[Collected data]

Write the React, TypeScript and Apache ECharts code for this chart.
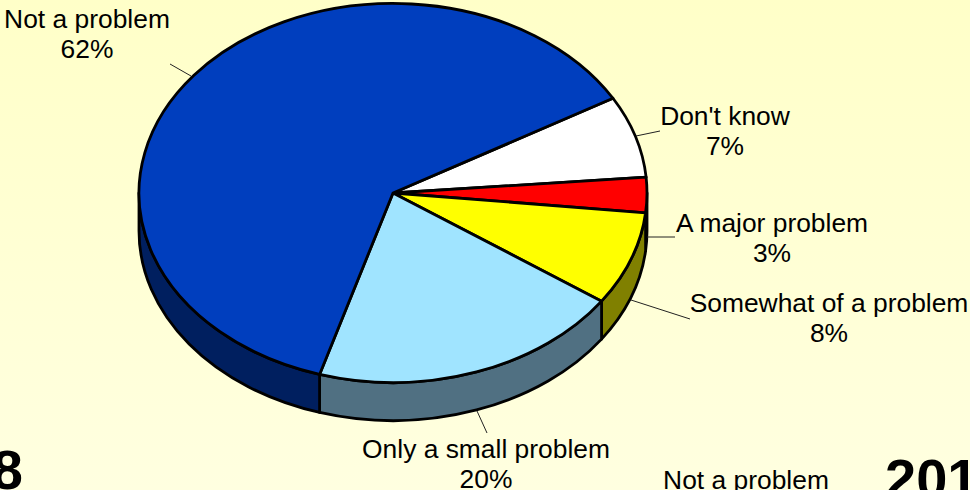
import React, { useEffect, useRef } from "react";
import * as echarts from "echarts";

// Survey shares, clockwise from the upper-right edge of the disc
const categories = ["Don't know", "A major problem", "Somewhat of a problem", "Only a small problem", "Not a problem"];
const shares = [7, 3, 8, 20, 62];
const topColors = ["#FFFFFF", "#FF0000", "#FFFF00", "#A0E4FF", "#003EBE"];
const wallColors = ["#808080", "#800000", "#808000", "#507082", "#001F5F"];

// Label anchor (centre of the text block) and leader line for each slice
const labelPlacement = [
  { x: 725, y: 131, line: [636, 136, 660, 131] },
  { x: 772, y: 238, line: [647, 237, 675, 237] },
  { x: 829, y: 318, line: [631, 300, 690, 319] },
  { x: 486, y: 464, line: [477, 411, 487, 433] },
  { x: 87, y: 34, line: [170, 64, 191, 76] },
];

// Disc geometry of the tilted pie
const CX = 393;
const CY = 193;
const RX = 254;
const RY = 189.5;
const DEPTH = 38;
const START_DEG = 30;
const FONT = "Arial, 'Liberation Sans', sans-serif";
const LABEL_SIZE = 26.4;

const total = shares.reduce((a, b) => a + b, 0);

// Start and end of a slice, in radians, running clockwise on screen
function sliceAngles(index: number): [number, number] {
  const before = shares.slice(0, index).reduce((a, b) => a + b, 0);
  const toRad = Math.PI / 180;
  const a0 = START_DEG * toRad - (before / total) * 2 * Math.PI;
  const a1 = a0 - (shares[index] / total) * 2 * Math.PI;
  return [a0, a1];
}

const px = (t: number) => CX + RX * Math.cos(t);
const py = (t: number, drop = 0) => CY - RY * Math.sin(t) + drop;

function topPath(a0: number, a1: number) {
  const large = a0 - a1 > Math.PI ? 1 : 0;
  return `M${CX} ${CY}L${px(a0)} ${py(a0)}A${RX} ${RY} 0 ${large} 1 ${px(a1)} ${py(a1)}Z`;
}

// Only the lower half of the rim faces the viewer
function wallPath(a0: number, a1: number) {
  const from = Math.min(a0, 0);
  const to = Math.max(a1, -Math.PI);
  if (from <= to) return null;
  const large = from - to > Math.PI ? 1 : 0;
  return (
    `M${px(from)} ${py(from)}L${px(from)} ${py(from, DEPTH)}` +
    `A${RX} ${RY} 0 ${large} 1 ${px(to)} ${py(to, DEPTH)}` +
    `L${px(to)} ${py(to)}A${RX} ${RY} 0 ${large} 0 ${px(from)} ${py(from)}Z`
  );
}

export default function App() {
  const ref = useRef<HTMLDivElement>(null);

  useEffect(() => {
    document.body.style.margin = "0";
    document.body.style.overflow = "hidden";
    const chart = echarts.init(ref.current!, undefined, { renderer: "svg" });
    const seriesData = shares.map((v, i) => ({ name: categories[i], value: v }));
    const outline = { stroke: "#000000", lineWidth: 2.8, lineJoin: "round" };

    chart.setOption({
      animation: false,
      backgroundColor: {
        type: "linear",
        x: 0,
        y: 0,
        x2: 0,
        y2: 1,
        colorStops: [
          { offset: 0, color: "#FFFFC8" },
          { offset: 1, color: "#FFFFE0" },
        ],
      },
      series: [
        {
          // Rim of the disc
          type: "custom",
          coordinateSystem: "none",
          data: seriesData,
          z: 1,
          silent: true,
          renderItem: (params: any) => {
            const i = params.dataIndex;
            const [a0, a1] = sliceAngles(i);
            const d = wallPath(a0, a1);
            if (!d) return null;
            return {
              type: "path",
              shape: { pathData: d },
              style: { fill: wallColors[i], ...outline },
            };
          },
        },
        {
          // Upper face of the disc
          type: "custom",
          coordinateSystem: "none",
          data: seriesData,
          z: 2,
          silent: true,
          renderItem: (params: any) => {
            const i = params.dataIndex;
            const [a0, a1] = sliceAngles(i);
            return {
              type: "path",
              shape: { pathData: topPath(a0, a1) },
              style: { fill: topColors[i], ...outline },
            };
          },
        },
        {
          // Leader lines and category labels
          type: "custom",
          coordinateSystem: "none",
          data: seriesData,
          z: 3,
          silent: true,
          renderItem: (params: any, api: any) => {
            const i = params.dataIndex;
            const place = labelPlacement[i];
            const [x1, y1, x2, y2] = place.line;
            return {
              type: "group",
              children: [
                {
                  type: "line",
                  shape: { x1, y1, x2, y2 },
                  style: { stroke: "#222222", lineWidth: 1 },
                },
                {
                  type: "text",
                  style: {
                    text: `${categories[i]}\n${api.value(0)}%`,
                    x: place.x,
                    y: place.y,
                    align: "center",
                    verticalAlign: "middle",
                    fill: "#000000",
                    font: `${LABEL_SIZE}px ${FONT}`,
                    lineHeight: 30,
                  },
                },
              ],
            };
          },
        },
      ],
      graphic: [
        {
          type: "text",
          style: { text: "8", x: 23, y: 469, align: "right", verticalAlign: "middle", fill: "#000", font: `bold 56px ${FONT}` },
        },
        {
          type: "text",
          style: { text: "201", x: 885, y: 478, align: "left", verticalAlign: "middle", fill: "#000", font: `bold 56px ${FONT}` },
        },
        {
          type: "text",
          style: { text: "Not a problem", x: 746, y: 480, align: "center", verticalAlign: "middle", fill: "#000", font: `${LABEL_SIZE}px ${FONT}` },
        },
      ],
    });
    return () => chart.dispose();
  }, []);

  return <div ref={ref} style={{ width: 970, height: 490 }} />;
}
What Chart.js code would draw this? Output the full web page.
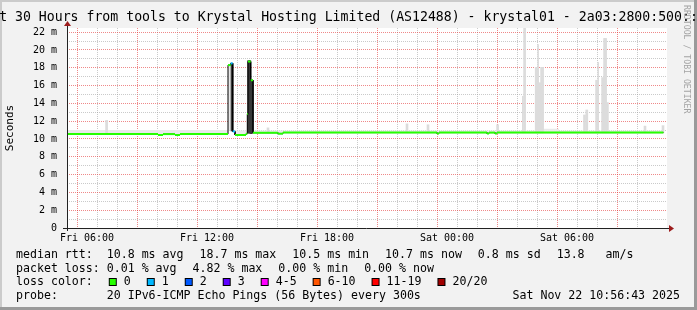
<!DOCTYPE html>
<html>
<head>
<meta charset="utf-8">
<script src="https://cdn.jsdelivr.net/npm/chart.js@4.4.1/dist/chart.umd.min.js"></script>
<style>
  body { margin: 0; background: #f2f2f2; }
  canvas { display: block; }
</style>
</head>
<body>
<canvas id="smoke" width="697" height="310"></canvas>
<script>
// x values are hours since Fri 00:00, y values are milliseconds
var xMin = 5, xMax = 35;
var yMax = 22.47;

// median rtt, as flat runs: start hour, end hour, value, loss level
var runStart = [5.0, 9.55, 9.8, 10.4, 10.65, 13.05, 13.185, 13.285, 13.4, 13.95, 14.015, 14.05, 14.185, 14.3, 15.55, 15.8, 23.5, 23.6, 26.0, 26.1, 26.4, 26.5];
var runEnd   = [9.55, 9.8, 10.4, 10.65, 13.05, 13.185, 13.285, 13.4, 13.95, 14.015, 14.05, 14.185, 14.3, 15.55, 15.8, 23.5, 23.6, 26.0, 26.1, 26.4, 26.5, 34.82];
var runVal   = [10.55, 10.45, 10.55, 10.45, 10.55, 18.3, 18.5, 10.85, 10.45, 10.6, 12.8, 18.7, 16.6, 10.7, 10.6, 10.72, 10.62, 10.72, 10.62, 10.72, 10.62, 10.72];
var runLoss  = [0, 0, 0, 0, 0, 0, 1, 1, 0, 0, 0, 0, 0, 0, 0, 0, 0, 0, 0, 0, 0, 0];

// thin smoke band just above the median
var bandX   = [5.0, 13.05, 14.3, 28.8, 29.6, 34.82];
var bandTop = [11.0, 10.95, 10.95, 11.15, 10.95, 10.95];

// smoke spikes (light grey)
var smokeX    = [6.98, 15.05, 22.0, 23.05, 26.53, 27.88, 28.46, 28.52, 28.61, 28.67, 28.73, 28.78, 30.875, 30.99, 31.48, 31.78, 31.88, 31.93, 32.02, 33.9, 34.8];
var smokeLow  = [10.55, 10.7, 10.7, 10.7, 10.7, 10.7, 10.7, 10.7, 10.7, 10.7, 10.7, 10.7, 10.7, 10.7, 10.7, 10.7, 10.7, 10.7, 10.7, 10.7, 10.7];
var smokeHigh = [12.1, 11.25, 11.7, 11.6, 11.6, 22.47, 18.05, 18.05, 16.3, 16.3, 18.05, 18.05, 12.7, 13.26, 16.6, 16.9, 21.3, 21.3, 14.1, 11.45, 11.5];
var thinX    = [27.79, 28.555, 31.56];
var thinLow  = [10.7, 10.7, 10.7];
var thinHigh = [14.8, 20.6, 18.6];

// dense smoke at the two rtt spikes
var darkX    = [13.25, 14.08, 14.14, 14.22];
var darkLow  = [10.9, 10.65, 10.65, 10.6];
var darkHigh = [18.5, 18.8, 18.8, 16.6];

var lossLabels = ['0', '1', '2', '3', '4-5', '6-10', '11-19', '20/20'];
var lossColors = ['#26ff00', '#00b8ff', '#0059ff', '#5e00ff', '#ff00ff', '#ff5500', '#ff0000', '#a10000'];

var titleText = 'Last 30 Hours from tools to Krystal Hosting Limited (AS12488) - krystal01 - 2a03:2800:500::100';
var rttLegend = ['median rtt:  10.8 ms avg', '18.7 ms max', '10.5 ms min', '10.7 ms now', '0.8 ms sd', '13.8   am/s'];
var lossLegend = ['packet loss: 0.01 % avg', '4.82 % max', '0.00 % min', '0.00 % now'];
var probeText = 'probe:       20 IPv6-ICMP Echo Pings (56 Bytes) every 300s';
var dateText = 'Sat Nov 22 10:56:43 2025';

var FONT = '"DejaVu Sans Mono", monospace';

var medPoints = [];
for (var i = 0; i < runStart.length; i++) {
  medPoints.push({x: runStart[i], y: runVal[i]}, {x: runEnd[i], y: runVal[i]});
}
function bars(xs, lo, hi) {
  return xs.map(function(x, i) { return {x: x, y: [lo[i], hi[i]]}; });
}

var minorGrid = 'rgba(150,150,150,0.5)';
var majorGrid = 'rgba(225,40,40,0.55)';

var frame = {
  id: 'frame',
  beforeDraw: function(chart) {
    var ctx = chart.ctx, a = chart.chartArea;
    ctx.save();
    ctx.fillStyle = '#f2f2f2';
    ctx.fillRect(0, 0, 697, 310);
    ctx.fillStyle = '#cbcbcb';
    ctx.fillRect(0, 0, 697, 2);
    ctx.fillRect(0, 0, 2, 310);
    ctx.fillStyle = '#9a9a9a';
    ctx.fillRect(0, 307, 697, 3);
    ctx.fillRect(694, 0, 3, 310);
    ctx.fillStyle = '#ffffff';
    ctx.fillRect(a.left, a.top, a.right - a.left, a.bottom - a.top);
    ctx.restore();
  },
  afterDraw: function(chart) {
    var ctx = chart.ctx, a = chart.chartArea;
    ctx.save();
    // axes with arrows
    ctx.strokeStyle = '#222';
    ctx.lineWidth = 1;
    ctx.beginPath();
    ctx.moveTo(a.left - 4, a.bottom + 0.5);
    ctx.lineTo(a.right + 3, a.bottom + 0.5);
    ctx.moveTo(a.left + 0.5, a.bottom + 3);
    ctx.lineTo(a.left + 0.5, a.top - 3);
    ctx.stroke();
    ctx.fillStyle = '#9c1c1c';
    ctx.beginPath();
    ctx.moveTo(a.right + 2, a.bottom - 3);
    ctx.lineTo(a.right + 7, a.bottom + 0.5);
    ctx.lineTo(a.right + 2, a.bottom + 4);
    ctx.closePath();
    ctx.fill();
    ctx.beginPath();
    ctx.moveTo(a.left - 3, a.top - 2);
    ctx.lineTo(a.left + 0.5, a.top - 7);
    ctx.lineTo(a.left + 4, a.top - 2);
    ctx.closePath();
    ctx.fill();

    // title
    ctx.fillStyle = '#000';
    ctx.textBaseline = 'middle';
    ctx.textAlign = 'center';
    ctx.font = '13.2px ' + FONT;
    ctx.fillText(titleText, 348.5, 18);

    // legend
    ctx.textAlign = 'left';
    ctx.font = '11.6px ' + FONT;
    var x = 16;
    rttLegend.forEach(function(t) {
      ctx.fillText(t, x, 254.5);
      x += ctx.measureText(t).width + 16;
    });
    x = 16;
    lossLegend.forEach(function(t) {
      ctx.fillText(t, x, 268.5);
      x += ctx.measureText(t).width + 16;
    });
    ctx.fillText('loss color:', 16, 282);
    x = 16 + ctx.measureText('loss color:').width + 16;
    lossLabels.forEach(function(t, i) {
      ctx.fillStyle = '#000';
      ctx.fillRect(x, 278, 8, 8);
      ctx.fillStyle = lossColors[i];
      ctx.fillRect(x + 1, 279, 6, 6);
      ctx.fillStyle = '#000';
      ctx.fillText(t, x + 15, 282);
      x += 15 + ctx.measureText(t).width + 16;
    });
    ctx.fillText(probeText, 16, 296);
    ctx.textAlign = 'right';
    ctx.fillText(dateText, 680, 296);

    // rrdtool credit
    ctx.translate(686, 5);
    ctx.rotate(Math.PI / 2);
    ctx.textAlign = 'left';
    ctx.font = '8.2px ' + FONT;
    ctx.fillStyle = '#a4a4a4';
    ctx.fillText('RRDTOOL / TOBI OETIKER', 0, 0);
    ctx.restore();
  }
};

function gridColor(major, skip) {
  return function(c) {
    if (!c.tick) return 'rgba(0,0,0,0)';
    var v = c.tick.value;
    if (skip(v)) return 'rgba(0,0,0,0)';
    return v % major === 0 ? majorGrid : minorGrid;
  };
}

var ctx = document.getElementById('smoke').getContext('2d');
var chart = new Chart(ctx, {
  type: 'line',
  data: {
    datasets: [{
      label: 'median',
      data: medPoints,
      borderWidth: 2,
      pointRadius: 0,
      order: 0,
      segment: {
        borderColor: function(c) {
          if (c.p0DataIndex % 2 === 1) return 'rgba(0,0,0,0)';
          return lossColors[runLoss[c.p0DataIndex / 2]];
        }
      }
    }, {
      label: 'median line',
      data: medPoints,
      borderColor: '#000',
      borderWidth: 1,
      pointRadius: 0,
      order: 1
    }, {
      label: 'smoke band',
      data: bandX.map(function(x, i) { return {x: x, y: bandTop[i]}; }),
      stepped: true,
      borderWidth: 0,
      pointRadius: 0,
      backgroundColor: '#e9e9e9',
      fill: 1,
      order: 4
    }, {
      type: 'bar',
      label: 'smoke',
      data: bars(smokeX, smokeLow, smokeHigh),
      backgroundColor: '#dcdcdc',
      barThickness: 2,
      grouped: false,
      order: 3
    }, {
      type: 'bar',
      label: 'smoke thin',
      data: bars(thinX, thinLow, thinHigh),
      backgroundColor: '#dcdcdc',
      barThickness: 1,
      grouped: false,
      order: 3
    }, {
      type: 'bar',
      label: 'dense smoke',
      data: bars(darkX, darkLow, darkHigh),
      backgroundColor: '#383838',
      barThickness: 2,
      grouped: false,
      order: 2
    }]
  },
  options: {
    responsive: false,
    animation: false,
    devicePixelRatio: 1,
    layout: { padding: { left: 0, right: 30, top: 28, bottom: 62 } },
    plugins: {
      legend: { display: false },
      tooltip: { enabled: false },
      title: { display: false }
    },
    scales: {
      x: {
        type: 'linear',
        min: xMin,
        max: xMax,
        offset: false,
        afterFit: function(s) { s.height = 20; },
        border: { display: false, dash: [1, 1] },
        grid: {
          drawTicks: false,
          color: gridColor(3, function(v) { return v === xMin || v === xMax; })
        },
        ticks: {
          stepSize: 1,
          autoSkip: false,
          maxRotation: 0,
          includeBounds: false,
          padding: 4,
          color: '#000',
          font: { family: FONT, size: 10 },
          callback: function(v) {
            if (v % 6 !== 0) return '';
            var h = v % 24;
            return (v < 24 ? 'Fri ' : 'Sat ') + (h < 10 ? '0' : '') + h + ':00';
          }
        }
      },
      y: {
        min: 0,
        max: yMax,
        afterFit: function(s) { s.width = 67; },
        border: { display: false, dash: [1, 1] },
        grid: {
          drawTicks: false,
          color: gridColor(2, function(v) { return v === 0; })
        },
        title: {
          display: true,
          text: 'Seconds',
          color: '#000',
          font: { family: FONT, size: 11 },
          padding: { top: 3.5, bottom: 0 }
        },
        ticks: {
          stepSize: 1,
          autoSkip: false,
          includeBounds: false,
          padding: 10,
          color: '#000',
          font: { family: FONT, size: 10 },
          callback: function(v) {
            if (v % 2 !== 0) return '';
            return v === 0 ? '0' : v + ' m';
          }
        }
      }
    }
  },
  plugins: [frame]
});
</script>
</body>
</html>
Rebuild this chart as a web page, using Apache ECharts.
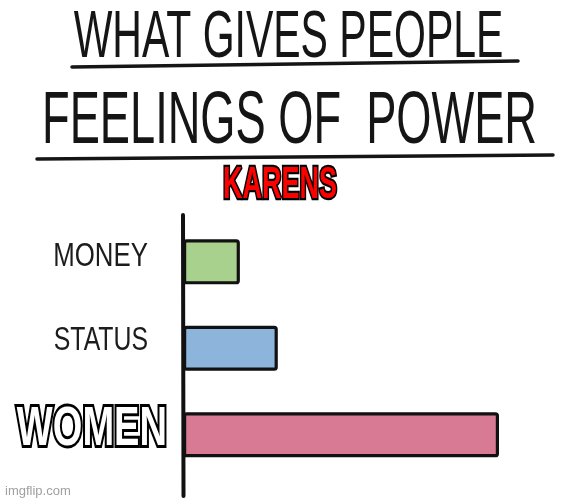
<!DOCTYPE html>
<html>
<head>
<meta charset="utf-8">
<script src="https://cdn.jsdelivr.net/npm/echarts@6/dist/echarts.min.js"></script>
<style>
  html, body { margin: 0; padding: 0; background: #ffffff; }
  #chart { width: 564px; height: 500px; }
</style>
</head>
<body>
<div id="chart"></div>
<script>
const titleLines = ['WHAT GIVES PEOPLE', 'FEELINGS OF  POWER'];
const subtitle = 'KARENS';
const categories = ['MONEY', 'STATUS', 'WOMEN'];
const values = [18, 30, 100];
const barColors = ['#a9d18e', '#8db4da', '#d97a94'];
const watermark = 'imgflip.com';

const chart = echarts.init(document.getElementById('chart'), null, { renderer: 'canvas' });

const handFont = '"Liberation Sans", Arial, sans-serif';

// label styles per category (style only, no data)
const labelStyles = [
  { font: 'normal 34px ' + handFont, fill: '#1c1c1c', scaleX: 0.76, margin: 35, dy: -5 },
  { font: 'normal 34px ' + handFont, fill: '#1c1c1c', scaleX: 0.73, margin: 35, dy: -8 },
  { font: 'bold 56px ' + handFont, fill: '#ffffff', stroke: '#000000', lineWidth: 6,
    shadowColor: 'rgba(0,0,0,0.7)', shadowBlur: 5, scaleX: 0.68, margin: 16, dy: -5 }
];

const option = {
  backgroundColor: '#ffffff',
  animation: false,
  grid: { left: 183, right: 65, top: 218.6, bottom: 22, containLabel: false, outerBoundsMode: 'none' },
  xAxis: { type: 'value', min: 0, max: 100, show: false },
  yAxis: {
    type: 'category',
    inverse: true,
    data: categories,
    axisLine: { show: false },
    axisTick: { show: false },
    splitLine: { show: false },
    axisLabel: { show: false }
  },
  series: [{
    type: 'bar',
    barWidth: 45,
    data: values.map((v, i) => ({ value: v, itemStyle: { color: barColors[i] } })),
    itemStyle: { borderColor: '#111111', borderWidth: 3.2, borderRadius: 2 }
  }, {
    type: 'custom',
    clip: false,
    silent: true,
    z: 20,
    data: categories.map(c => [0, c]),
    encode: { x: 0, y: 1 },
    renderItem: function (params, api) {
      const idx = params.dataIndex;
      const p = api.coord([0, api.value(1)]);
      const s = labelStyles[idx];
      const style = {
        text: categories[idx], font: s.font, fill: s.fill,
        align: 'right', verticalAlign: 'middle',
        textAlign: 'right', textVerticalAlign: 'middle'
      };
      if (s.stroke) {
        style.stroke = s.stroke; style.lineWidth = s.lineWidth; style.strokeFirst = true;
        style.shadowColor = s.shadowColor; style.shadowBlur = s.shadowBlur;
      }
      return {
        type: 'text',
        x: p[0] - s.margin,
        y: p[1] + s.dy,
        scaleX: s.scaleX,
        style: style
      };
    }
  }],
  graphic: [
    { type: 'text', x: 288.5, y: 38.5, scaleX: 0.621, z: 10,
      style: { text: titleLines[0], font: 'normal 66px ' + handFont, fill: '#151515',
               textAlign: 'center', textVerticalAlign: 'middle', align: 'center', verticalAlign: 'middle' } },
    { type: 'line', shape: { x1: 72, y1: 67, x2: 518, y2: 61 },
      style: { stroke: '#151515', lineWidth: 3.5, lineCap: 'round' } },
    { type: 'text', x: 289.5, y: 123, scaleX: 0.611, z: 10,
      style: { text: titleLines[1], font: 'normal 74px ' + handFont, fill: '#151515',
               textAlign: 'center', textVerticalAlign: 'middle', align: 'center', verticalAlign: 'middle' } },
    { type: 'line', shape: { x1: 37, y1: 159, x2: 553, y2: 155 },
      style: { stroke: '#151515', lineWidth: 3.5, lineCap: 'round' } },
    { type: 'text', x: 280, y: 186, scaleX: 0.613, z: 10,
      style: { text: subtitle, font: 'bold 44px ' + handFont, fill: '#ff0000',
               stroke: '#000000', lineWidth: 4.5, strokeFirst: true,
               shadowColor: 'rgba(0,0,0,0.5)', shadowBlur: 4,
               textAlign: 'center', textVerticalAlign: 'middle', align: 'center', verticalAlign: 'middle' } },
    { type: 'line', z: 100, shape: { x1: 183, y1: 215, x2: 183.5, y2: 496 },
      style: { stroke: '#111111', lineWidth: 4, lineCap: 'round' } },
    { type: 'text', x: 5, y: 491,
      style: { text: watermark, font: 'normal 13px "Liberation Sans", Arial, sans-serif', fill: '#a0a0a0',
               textAlign: 'left', textVerticalAlign: 'middle', align: 'left', verticalAlign: 'middle' } }
  ]
};

chart.setOption(option);
</script>
</body>
</html>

**Your task:**
Reproduce, starting at the line containing "What Chart.js code" and stopping after the line containing "0, 0, 0, 0, 0];", each of those lines exactly and no others; leave pictures out.

**The result:**
What Chart.js code would draw this? Output the full web page.
<!DOCTYPE html>
<html>
<head>
<meta charset="utf-8">
<script src="https://cdn.jsdelivr.net/npm/chart.js@4.4.1/dist/chart.umd.min.js"></script>
<style>
  body { margin: 0; background: #f2f2f2; }
  canvas { display: block; }
</style>
</head>
<body>
<canvas id="smoke" width="697" height="310"></canvas>
<script>
// x values are hours since Fri 00:00, y values are milliseconds
var xMin = 5, xMax = 35;
var yMax = 22.47;

// median rtt, as flat runs: start hour, end hour, value, loss level
var runStart = [5.0, 9.55, 9.8, 10.4, 10.65, 13.05, 13.185, 13.285, 13.4, 13.95, 14.015, 14.05, 14.185, 14.3, 15.55, 15.8, 23.5, 23.6, 26.0, 26.1, 26.4, 26.5];
var runEnd   = [9.55, 9.8, 10.4, 10.65, 13.05, 13.185, 13.285, 13.4, 13.95, 14.015, 14.05, 14.185, 14.3, 15.55, 15.8, 23.5, 23.6, 26.0, 26.1, 26.4, 26.5, 34.82];
var runVal   = [10.55, 10.45, 10.55, 10.45, 10.55, 18.3, 18.5, 10.85, 10.45, 10.6, 12.8, 18.7, 16.6, 10.7, 10.6, 10.72, 10.62, 10.72, 10.62, 10.72, 10.62, 10.72];
var runLoss  = [0, 0, 0, 0, 0, 0, 1, 1, 0, 0, 0, 0, 0, 0, 0, 0, 0, 0, 0, 0, 0, 0];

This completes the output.